## Provided entries:
════

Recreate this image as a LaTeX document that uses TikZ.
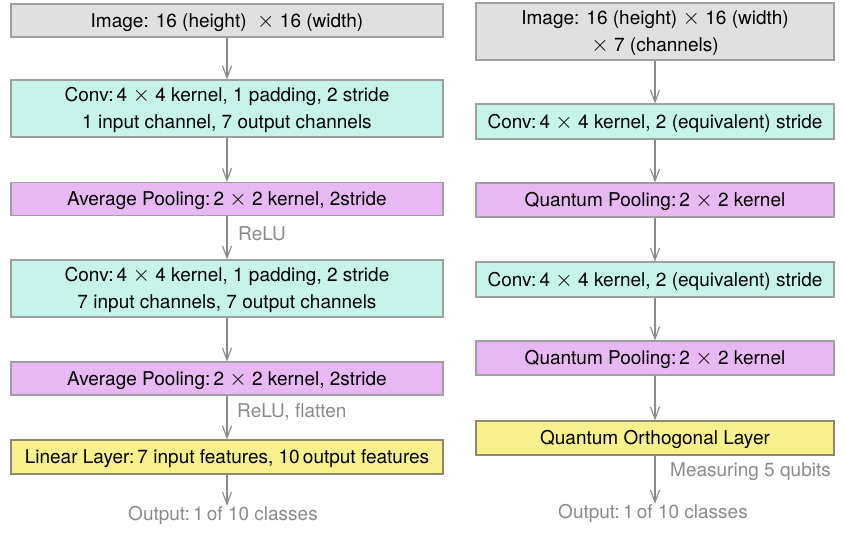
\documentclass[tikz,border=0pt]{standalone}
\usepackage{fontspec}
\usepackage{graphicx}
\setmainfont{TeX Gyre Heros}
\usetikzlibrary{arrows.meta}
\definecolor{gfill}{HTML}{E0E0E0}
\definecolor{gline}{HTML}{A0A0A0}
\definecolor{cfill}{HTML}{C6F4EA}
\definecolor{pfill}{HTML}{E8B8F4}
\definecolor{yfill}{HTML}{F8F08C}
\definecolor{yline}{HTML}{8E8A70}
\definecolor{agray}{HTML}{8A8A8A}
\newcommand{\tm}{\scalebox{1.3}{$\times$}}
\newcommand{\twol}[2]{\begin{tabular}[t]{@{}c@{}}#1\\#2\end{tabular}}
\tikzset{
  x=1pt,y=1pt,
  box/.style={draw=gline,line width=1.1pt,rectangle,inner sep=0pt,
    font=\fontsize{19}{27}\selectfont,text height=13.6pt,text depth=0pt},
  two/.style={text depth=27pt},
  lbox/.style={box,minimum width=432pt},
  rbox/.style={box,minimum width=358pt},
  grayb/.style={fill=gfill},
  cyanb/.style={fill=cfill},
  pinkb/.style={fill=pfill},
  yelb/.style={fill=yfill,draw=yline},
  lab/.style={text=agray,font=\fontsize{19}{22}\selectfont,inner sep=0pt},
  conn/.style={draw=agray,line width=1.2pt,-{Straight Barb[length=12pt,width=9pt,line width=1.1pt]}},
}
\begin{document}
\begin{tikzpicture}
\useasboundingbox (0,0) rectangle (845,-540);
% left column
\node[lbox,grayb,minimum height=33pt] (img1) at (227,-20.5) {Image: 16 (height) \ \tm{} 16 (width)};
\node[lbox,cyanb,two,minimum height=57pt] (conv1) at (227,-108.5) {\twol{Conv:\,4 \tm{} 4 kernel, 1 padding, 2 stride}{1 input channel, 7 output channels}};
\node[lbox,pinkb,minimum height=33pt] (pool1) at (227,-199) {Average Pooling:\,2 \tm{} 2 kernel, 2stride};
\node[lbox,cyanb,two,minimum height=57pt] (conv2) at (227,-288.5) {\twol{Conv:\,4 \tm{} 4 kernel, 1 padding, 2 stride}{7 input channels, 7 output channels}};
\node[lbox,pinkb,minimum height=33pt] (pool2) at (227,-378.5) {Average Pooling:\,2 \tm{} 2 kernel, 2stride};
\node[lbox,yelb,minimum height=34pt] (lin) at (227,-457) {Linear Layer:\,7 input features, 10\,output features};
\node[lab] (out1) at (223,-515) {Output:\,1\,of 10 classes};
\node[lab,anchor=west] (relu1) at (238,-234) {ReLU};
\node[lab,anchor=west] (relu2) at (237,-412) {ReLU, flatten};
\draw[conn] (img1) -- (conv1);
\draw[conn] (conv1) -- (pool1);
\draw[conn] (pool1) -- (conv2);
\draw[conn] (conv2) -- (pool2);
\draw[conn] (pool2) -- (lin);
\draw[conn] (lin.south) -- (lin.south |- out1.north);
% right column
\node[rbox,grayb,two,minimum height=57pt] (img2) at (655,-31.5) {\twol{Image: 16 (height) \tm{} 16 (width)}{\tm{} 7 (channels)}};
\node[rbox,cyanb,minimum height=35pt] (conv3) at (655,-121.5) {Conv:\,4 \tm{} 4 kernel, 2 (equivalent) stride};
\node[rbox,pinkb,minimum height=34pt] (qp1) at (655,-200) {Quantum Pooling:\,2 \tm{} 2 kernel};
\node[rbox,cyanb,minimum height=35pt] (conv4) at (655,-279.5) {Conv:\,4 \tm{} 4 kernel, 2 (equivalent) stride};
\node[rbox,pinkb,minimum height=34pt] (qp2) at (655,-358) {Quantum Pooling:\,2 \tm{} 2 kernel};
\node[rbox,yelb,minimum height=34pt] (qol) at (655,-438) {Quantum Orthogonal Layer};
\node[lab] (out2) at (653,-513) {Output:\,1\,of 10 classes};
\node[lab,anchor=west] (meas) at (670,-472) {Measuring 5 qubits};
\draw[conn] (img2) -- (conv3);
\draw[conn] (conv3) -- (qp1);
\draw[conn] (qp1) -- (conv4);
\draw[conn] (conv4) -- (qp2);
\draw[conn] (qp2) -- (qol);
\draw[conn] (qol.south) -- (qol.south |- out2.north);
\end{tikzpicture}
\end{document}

════

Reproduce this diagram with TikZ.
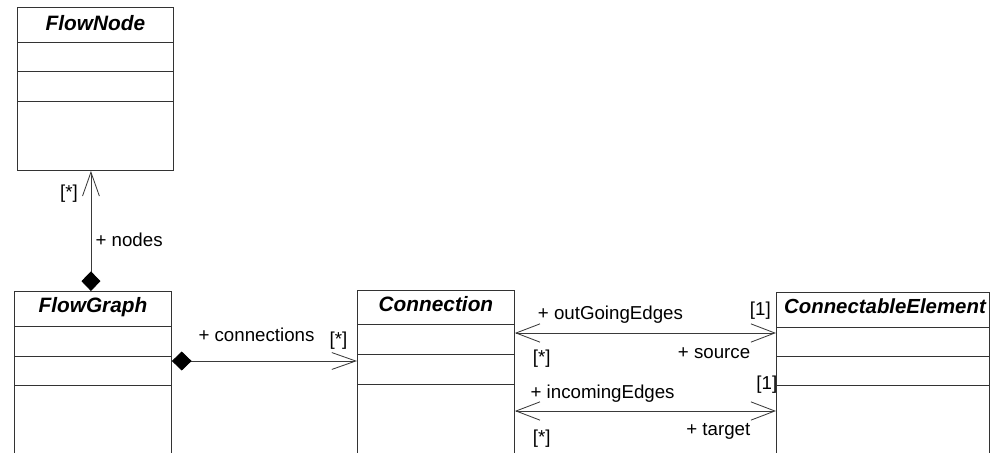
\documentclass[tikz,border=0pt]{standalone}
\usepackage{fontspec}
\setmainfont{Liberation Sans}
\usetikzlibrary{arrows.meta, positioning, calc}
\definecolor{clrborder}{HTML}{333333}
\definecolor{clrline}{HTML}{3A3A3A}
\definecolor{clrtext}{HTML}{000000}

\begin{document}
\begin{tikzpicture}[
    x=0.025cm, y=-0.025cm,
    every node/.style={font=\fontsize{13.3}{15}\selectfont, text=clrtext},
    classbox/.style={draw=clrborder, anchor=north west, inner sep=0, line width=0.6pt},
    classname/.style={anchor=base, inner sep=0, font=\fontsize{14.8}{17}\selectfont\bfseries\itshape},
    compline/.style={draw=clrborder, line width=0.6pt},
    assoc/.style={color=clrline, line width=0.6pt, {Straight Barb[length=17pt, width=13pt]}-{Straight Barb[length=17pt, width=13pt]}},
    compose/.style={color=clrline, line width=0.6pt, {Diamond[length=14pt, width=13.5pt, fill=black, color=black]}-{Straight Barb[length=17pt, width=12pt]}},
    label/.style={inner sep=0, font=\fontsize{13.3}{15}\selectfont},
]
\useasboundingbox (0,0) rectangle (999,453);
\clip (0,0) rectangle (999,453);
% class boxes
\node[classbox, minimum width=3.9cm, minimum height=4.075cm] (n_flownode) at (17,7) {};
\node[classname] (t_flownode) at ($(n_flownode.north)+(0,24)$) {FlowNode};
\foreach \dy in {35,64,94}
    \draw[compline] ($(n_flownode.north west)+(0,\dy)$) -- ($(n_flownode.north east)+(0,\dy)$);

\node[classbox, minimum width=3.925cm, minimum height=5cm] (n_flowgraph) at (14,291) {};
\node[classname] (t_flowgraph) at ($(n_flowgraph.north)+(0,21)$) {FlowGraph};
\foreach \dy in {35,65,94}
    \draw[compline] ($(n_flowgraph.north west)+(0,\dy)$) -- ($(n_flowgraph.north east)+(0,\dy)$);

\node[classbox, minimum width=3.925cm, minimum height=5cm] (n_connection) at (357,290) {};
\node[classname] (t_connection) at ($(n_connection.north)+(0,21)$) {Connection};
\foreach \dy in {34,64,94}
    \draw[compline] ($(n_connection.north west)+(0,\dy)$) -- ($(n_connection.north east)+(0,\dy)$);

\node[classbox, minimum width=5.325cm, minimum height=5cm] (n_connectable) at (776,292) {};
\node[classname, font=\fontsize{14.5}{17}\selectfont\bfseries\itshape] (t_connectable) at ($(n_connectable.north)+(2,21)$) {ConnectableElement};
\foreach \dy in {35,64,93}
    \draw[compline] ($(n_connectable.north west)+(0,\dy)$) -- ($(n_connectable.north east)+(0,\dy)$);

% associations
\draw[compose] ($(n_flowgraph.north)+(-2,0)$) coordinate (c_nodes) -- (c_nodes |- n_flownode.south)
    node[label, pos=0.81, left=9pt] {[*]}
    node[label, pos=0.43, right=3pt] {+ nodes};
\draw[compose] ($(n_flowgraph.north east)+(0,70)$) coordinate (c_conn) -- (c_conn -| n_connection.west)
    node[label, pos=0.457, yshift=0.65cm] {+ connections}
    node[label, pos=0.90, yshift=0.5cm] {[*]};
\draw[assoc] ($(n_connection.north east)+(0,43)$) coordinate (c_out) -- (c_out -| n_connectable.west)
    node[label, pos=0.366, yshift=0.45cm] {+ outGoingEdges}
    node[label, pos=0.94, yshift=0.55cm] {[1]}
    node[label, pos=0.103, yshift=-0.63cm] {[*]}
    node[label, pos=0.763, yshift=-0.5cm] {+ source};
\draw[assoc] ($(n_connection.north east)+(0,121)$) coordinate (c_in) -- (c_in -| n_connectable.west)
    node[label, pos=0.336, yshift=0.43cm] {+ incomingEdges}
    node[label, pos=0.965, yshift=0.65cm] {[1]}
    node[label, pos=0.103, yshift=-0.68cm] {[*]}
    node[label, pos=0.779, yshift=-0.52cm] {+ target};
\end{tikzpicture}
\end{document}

════

## Written request:
Omit the pictures. Extract exactly the lines that begin with the one holding "Reproduce this diagram with TikZ." and end with the one holding "-- ($(n_connection.north east)+(0,\dy)$);", inclusive.

## Worked answer:
Reproduce this diagram with TikZ.
\documentclass[tikz,border=0pt]{standalone}
\usepackage{fontspec}
\setmainfont{Liberation Sans}
\usetikzlibrary{arrows.meta, positioning, calc}
\definecolor{clrborder}{HTML}{333333}
\definecolor{clrline}{HTML}{3A3A3A}
\definecolor{clrtext}{HTML}{000000}

\begin{document}
\begin{tikzpicture}[
    x=0.025cm, y=-0.025cm,
    every node/.style={font=\fontsize{13.3}{15}\selectfont, text=clrtext},
    classbox/.style={draw=clrborder, anchor=north west, inner sep=0, line width=0.6pt},
    classname/.style={anchor=base, inner sep=0, font=\fontsize{14.8}{17}\selectfont\bfseries\itshape},
    compline/.style={draw=clrborder, line width=0.6pt},
    assoc/.style={color=clrline, line width=0.6pt, {Straight Barb[length=17pt, width=13pt]}-{Straight Barb[length=17pt, width=13pt]}},
    compose/.style={color=clrline, line width=0.6pt, {Diamond[length=14pt, width=13.5pt, fill=black, color=black]}-{Straight Barb[length=17pt, width=12pt]}},
    label/.style={inner sep=0, font=\fontsize{13.3}{15}\selectfont},
]
\useasboundingbox (0,0) rectangle (999,453);
\clip (0,0) rectangle (999,453);
% class boxes
\node[classbox, minimum width=3.9cm, minimum height=4.075cm] (n_flownode) at (17,7) {};
\node[classname] (t_flownode) at ($(n_flownode.north)+(0,24)$) {FlowNode};
\foreach \dy in {35,64,94}
    \draw[compline] ($(n_flownode.north west)+(0,\dy)$) -- ($(n_flownode.north east)+(0,\dy)$);

\node[classbox, minimum width=3.925cm, minimum height=5cm] (n_flowgraph) at (14,291) {};
\node[classname] (t_flowgraph) at ($(n_flowgraph.north)+(0,21)$) {FlowGraph};
\foreach \dy in {35,65,94}
    \draw[compline] ($(n_flowgraph.north west)+(0,\dy)$) -- ($(n_flowgraph.north east)+(0,\dy)$);

\node[classbox, minimum width=3.925cm, minimum height=5cm] (n_connection) at (357,290) {};
\node[classname] (t_connection) at ($(n_connection.north)+(0,21)$) {Connection};
\foreach \dy in {34,64,94}
    \draw[compline] ($(n_connection.north west)+(0,\dy)$) -- ($(n_connection.north east)+(0,\dy)$);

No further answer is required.